Emerging wearily from our tents in the morning we were soon regaling each other with stories of our sleepless night and the reasons why. L derided our tales as gross exaggeration until he discovered the rats had got into his boat and gnawed his Contigo lid and a hole in the bottom of his water bottle.
Plans for the day were discussed as we ate breakfast. With more rain imminent it was decided that if we were going to get wet it may as well be while paddling.Slow to get going after our noisy night we made it onto the water around 11.30am and paddled on down the lake heading for Yarrunga Creek.
Just before Beehive Point and the turn into the creek thunder rolled overhead and the heavens opened. Long before we paddled the remaining two hundred metres to where we could get out we were soaked to the skin. We donned the now wet wet weather gear to guard against the sudden temperature drop and continued on our way.
Due to the thunder and occasional lightening we hugged the shoreline. Half a kilometre up the creek we entered the remains of the drowned forest and progress slowed dramatically as we cautiously paddled over the many remains of tree trunks and branches lurking just under the surface of the water, hidden by the rain and gloom - and eager to flip the unwary paddler. L called them growlers, but we each had a involuntary sound whenever contact was made. Our party of 5 contained a yelper, a gasper, a groaner, a grunter and a squeaking oh f--ker.
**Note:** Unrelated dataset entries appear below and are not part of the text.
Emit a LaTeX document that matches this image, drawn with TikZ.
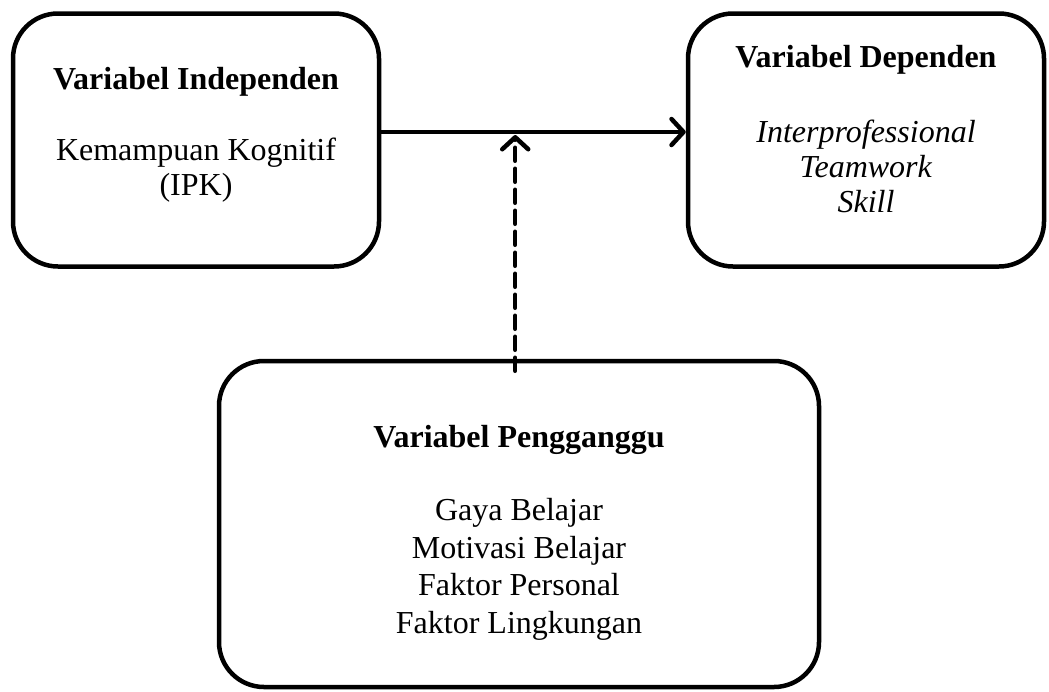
\documentclass[tikz,border=0pt]{standalone}
\usepackage{fontspec}
\setmainfont{Liberation Serif}
\usetikzlibrary{positioning,arrows.meta}

\begin{document}
\begin{tikzpicture}[x=1pt, y=-1pt, line width=4.5pt,
        varbox/.style={rectangle, draw, rounded corners=45pt, inner sep=0pt},
        vartext/.style={align=center, inner sep=0pt, font=\fontsize{32}{35}\selectfont},
        openarrow/.style={-{Straight Barb[length=12pt, width=26pt, line cap=round, line join=round]}, line cap=round}]
        \useasboundingbox (0,0) rectangle (1049,691);

        % Nodes
        \node (indep) [varbox, minimum width=366pt, minimum height=253pt] at (196,140) {};
        \node (dep) [varbox, minimum width=356pt, minimum height=253pt] at (866,140) {};
        \node (ganggu) [varbox, minimum width=600pt, minimum height=326pt] at (519,524) {};

        \node (indeptext) [vartext, below=54pt of indep.north] {\textbf{Variabel Independen}\\[36pt] Kemampuan Kognitif\\ (IPK)};
        \node (deptext) [vartext, below=32pt of dep.north] {\textbf{Variabel Dependen}\\[40pt] \textit{Interprofessional}\\ \textit{Teamwork}\\ \textit{Skill}};
        \node (gangtext) [vartext, below=64pt of ganggu.north, font=\fontsize{32}{37.5}\selectfont] {\textbf{Variabel Pengganggu}\\[36pt] Gaya Belajar\\ Motivasi Belajar\\ Faktor Personal\\ Faktor Lingkungan};

        % Edges
        \draw[openarrow] ([yshift=8pt]indep.east) -- coordinate[pos=0.44] (join) ([yshift=8pt]dep.west);
        \draw[openarrow, dash pattern=on 13pt off 8pt] ([yshift=-12pt]ganggu.north -| join) -- ([yshift=-3pt]join);
\end{tikzpicture}
\end{document}
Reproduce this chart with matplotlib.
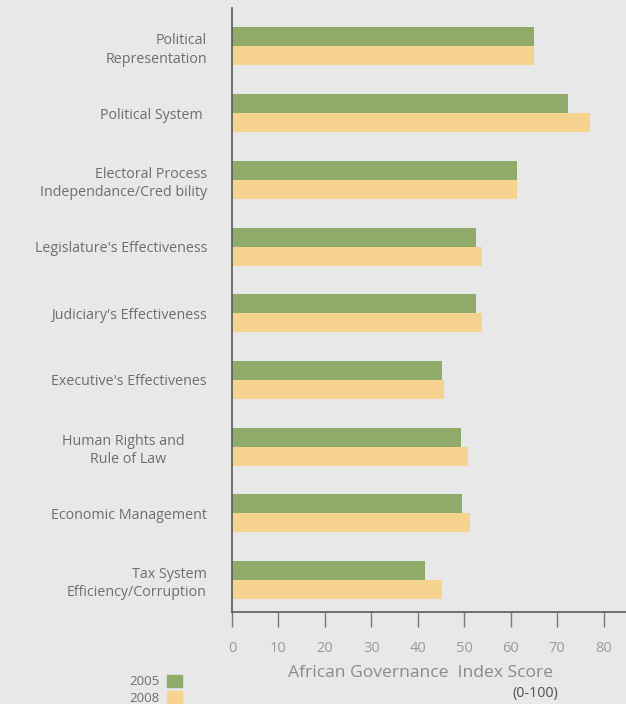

Before long we started to encounter the remains of the amazing stone retaining walls of the Old Meryla Road. We followed its course until it disappeared below the water and found it had emerged further on for a bit, only to disappear into the water again. The road is historically significant for two reasons. In 1818 an Indigenous man known as 'Timelong' led Charles Throsby, a white man, down an Aboriginal trail into the Kangaroo Valley. It thus became the route of the first entry into Kangaroo Valley by a white bloke. In 1896 a road was constructed by hand along the same trail and was the first road into the Valley from the Southern Highlands. When Tallowa Dam was constructed in 1976 the lower portion of the road was flooded.
As we finished examining the remains of the old road there was a break in the weather and we looked for somewhere to haul out for a break. Spotting a sandy bank at a creek mouth across from a portion of the road we paddled over and by 12.30 we were digging out our snacks.